## Task description
Write out all the lines again, precisely as they stand, but without the images.

::::

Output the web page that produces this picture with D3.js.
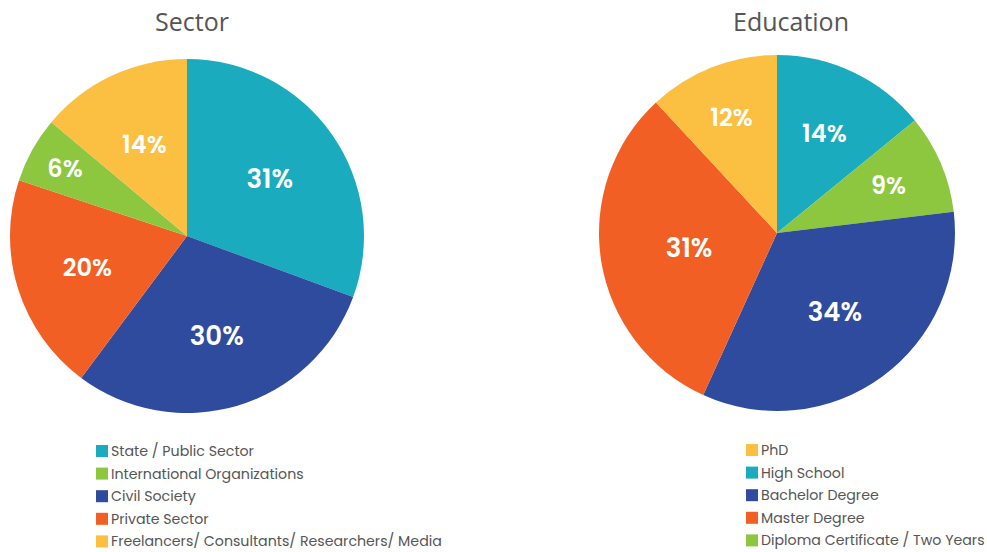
<!DOCTYPE html>
<html>
<head>
<meta charset="utf-8">
<title>Sector and Education</title>
<script src="https://d3js.org/d3.v7.min.js"></script>
<style>
  body { margin: 0; background: #fff; }
  svg { display: block; }
  .title { font-family: "Open Sans", sans-serif; font-size: 25px; fill: #555; }
  .pct { font-family: "Poppins", "Inter", "Lato", sans-serif; font-weight: 600; fill: #fff; }
  .legend text { font-family: "Poppins", "Inter", "Lato", sans-serif; font-size: 14.2px; fill: #555; }
</style>
</head>
<body>
<div id="chart"></div>
<script>
// colours shared by both pies
const teal = "#1aabbf", blue = "#2f4b9e", orange = "#f15f24", green = "#8dc63f", yellow = "#fbbf42";

// Sector pie (clockwise from 12 o'clock)
const sectorCats = ["State / Public Sector", "Civil Society", "Private Sector", "International Organizations", "Freelancers/ Consultants/ Researchers/ Media"];
const sectorVals = [30.6, 29.6, 19.9, 6.0, 13.9];
const sectorColors = [teal, blue, orange, green, yellow];
const sectorLegend = ["State / Public Sector", "International Organizations", "Civil Society", "Private Sector", "Freelancers/ Consultants/ Researchers/ Media"];

// Education pie
const eduCats = ["High School", "Diploma Certificate / Two Years", "Bachelor Degree", "Master Degree", "PhD"];
const eduVals = [14.1, 9.0, 33.7, 31.3, 11.9];
const eduColors = [teal, green, blue, orange, yellow];
const eduLegend = ["PhD", "High School", "Bachelor Degree", "Master Degree", "Diploma Certificate / Two Years"];

const W = 987, H = 552;
const svg = d3.select("#chart").append("svg").attr("width", W).attr("height", H);

function drawPie(opts) {
  const g = svg.append("g").attr("transform", `translate(${opts.cx},${opts.cy})`);
  const color = d3.scaleOrdinal().domain(opts.cats).range(opts.colors);
  const pie = d3.pie().sort(null).value(d => d.v);
  const arcs = pie(opts.cats.map((c, i) => ({ c: c, v: opts.vals[i] })));
  const arc = d3.arc().innerRadius(0).outerRadius(opts.r);

  g.selectAll("path").data(arcs).join("path")
    .attr("d", arc)
    .attr("fill", d => color(d.data.c));

  g.selectAll("text.pct").data(arcs).join("text")
    .attr("class", "pct")
    .attr("transform", (d, i) => {
      const a = (d.startAngle + d.endAngle) / 2;
      const rr = opts.r * opts.labelR[i];
      return `translate(${Math.sin(a) * rr},${-Math.cos(a) * rr})`;
    })
    .attr("text-anchor", "middle")
    .attr("dy", "0.36em")
    .style("font-size", d => (d.data.v > 25 ? 26 : 24) + "px")
    .text(d => Math.round(d.data.v) + "%");

  svg.append("text").attr("class", "title")
    .attr("x", opts.tx).attr("y", 31)
    .attr("text-anchor", "middle")
    .text(opts.title);

  const lg = svg.append("g").attr("class", "legend")
    .attr("transform", `translate(${opts.lx},${opts.ly})`);
  const item = lg.selectAll("g").data(opts.legend).join("g")
    .attr("transform", (d, i) => `translate(0,${i * 22.6})`);
  item.append("rect").attr("x", 0).attr("y", -6).attr("width", 12).attr("height", 12)
    .attr("fill", d => color(d));
  item.append("text").attr("x", 15).attr("dy", "0.35em").text(d => d);
}

drawPie({
  title: "Sector", cats: sectorCats, vals: sectorVals, colors: sectorColors, legend: sectorLegend,
  cx: 187, cy: 236, r: 177, tx: 192, labelR: [0.57, 0.59, 0.59, 0.79, 0.57], lx: 96, ly: 451
});

drawPie({
  title: "Education", cats: eduCats, vals: eduVals, colors: eduColors, legend: eduLegend,
  cx: 777, cy: 233, r: 178, tx: 791, labelR: [0.62, 0.68, 0.55, 0.5, 0.7], lx: 746, ly: 450
});
</script>
</body>
</html>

::::

## Response to this exercise
Output the web page that produces this picture with D3.js.
<!DOCTYPE html>
<html>
<head>
<meta charset="utf-8">
<title>Sector and Education</title>
<script src="https://d3js.org/d3.v7.min.js"></script>
<style>
  body { margin: 0; background: #fff; }
  svg { display: block; }
  .title { font-family: "Open Sans", sans-serif; font-size: 25px; fill: #555; }
  .pct { font-family: "Poppins", "Inter", "Lato", sans-serif; font-weight: 600; fill: #fff; }
  .legend text { font-family: "Poppins", "Inter", "Lato", sans-serif; font-size: 14.2px; fill: #555; }
</style>
</head>
<body>
<div id="chart"></div>
<script>
// colours shared by both pies
const teal = "#1aabbf", blue = "#2f4b9e", orange = "#f15f24", green = "#8dc63f", yellow = "#fbbf42";

// Sector pie (clockwise from 12 o'clock)
const sectorCats = ["State / Public Sector", "Civil Society", "Private Sector", "International Organizations", "Freelancers/ Consultants/ Researchers/ Media"];
const sectorVals = [30.6, 29.6, 19.9, 6.0, 13.9];
const sectorColors = [teal, blue, orange, green, yellow];
const sectorLegend = ["State / Public Sector", "International Organizations", "Civil Society", "Private Sector", "Freelancers/ Consultants/ Researchers/ Media"];

// Education pie
const eduCats = ["High School", "Diploma Certificate / Two Years", "Bachelor Degree", "Master Degree", "PhD"];
const eduVals = [14.1, 9.0, 33.7, 31.3, 11.9];
const eduColors = [teal, green, blue, orange, yellow];
const eduLegend = ["PhD", "High School", "Bachelor Degree", "Master Degree", "Diploma Certificate / Two Years"];

const W = 987, H = 552;
const svg = d3.select("#chart").append("svg").attr("width", W).attr("height", H);

function drawPie(opts) {
  const g = svg.append("g").attr("transform", `translate(${opts.cx},${opts.cy})`);
  const color = d3.scaleOrdinal().domain(opts.cats).range(opts.colors);
  const pie = d3.pie().sort(null).value(d => d.v);
  const arcs = pie(opts.cats.map((c, i) => ({ c: c, v: opts.vals[i] })));
  const arc = d3.arc().innerRadius(0).outerRadius(opts.r);

  g.selectAll("path").data(arcs).join("path")
    .attr("d", arc)
    .attr("fill", d => color(d.data.c));

  g.selectAll("text.pct").data(arcs).join("text")
    .attr("class", "pct")
    .attr("transform", (d, i) => {
      const a = (d.startAngle + d.endAngle) / 2;
      const rr = opts.r * opts.labelR[i];
      return `translate(${Math.sin(a) * rr},${-Math.cos(a) * rr})`;
    })
    .attr("text-anchor", "middle")
    .attr("dy", "0.36em")
    .style("font-size", d => (d.data.v > 25 ? 26 : 24) + "px")
    .text(d => Math.round(d.data.v) + "%");

  svg.append("text").attr("class", "title")
    .attr("x", opts.tx).attr("y", 31)
    .attr("text-anchor", "middle")
    .text(opts.title);

  const lg = svg.append("g").attr("class", "legend")
    .attr("transform", `translate(${opts.lx},${opts.ly})`);
  const item = lg.selectAll("g").data(opts.legend).join("g")
    .attr("transform", (d, i) => `translate(0,${i * 22.6})`);
  item.append("rect").attr("x", 0).attr("y", -6).attr("width", 12).attr("height", 12)
    .attr("fill", d => color(d));
  item.append("text").attr("x", 15).attr("dy", "0.35em").text(d => d);
}

drawPie({
  title: "Sector", cats: sectorCats, vals: sectorVals, colors: sectorColors, legend: sectorLegend,
  cx: 187, cy: 236, r: 177, tx: 192, labelR: [0.57, 0.59, 0.59, 0.79, 0.57], lx: 96, ly: 451
});

drawPie({
  title: "Education", cats: eduCats, vals: eduVals, colors: eduColors, legend: eduLegend,
  cx: 777, cy: 233, r: 178, tx: 791, labelR: [0.62, 0.68, 0.55, 0.5, 0.7], lx: 746, ly: 450
});
</script>
</body>
</html>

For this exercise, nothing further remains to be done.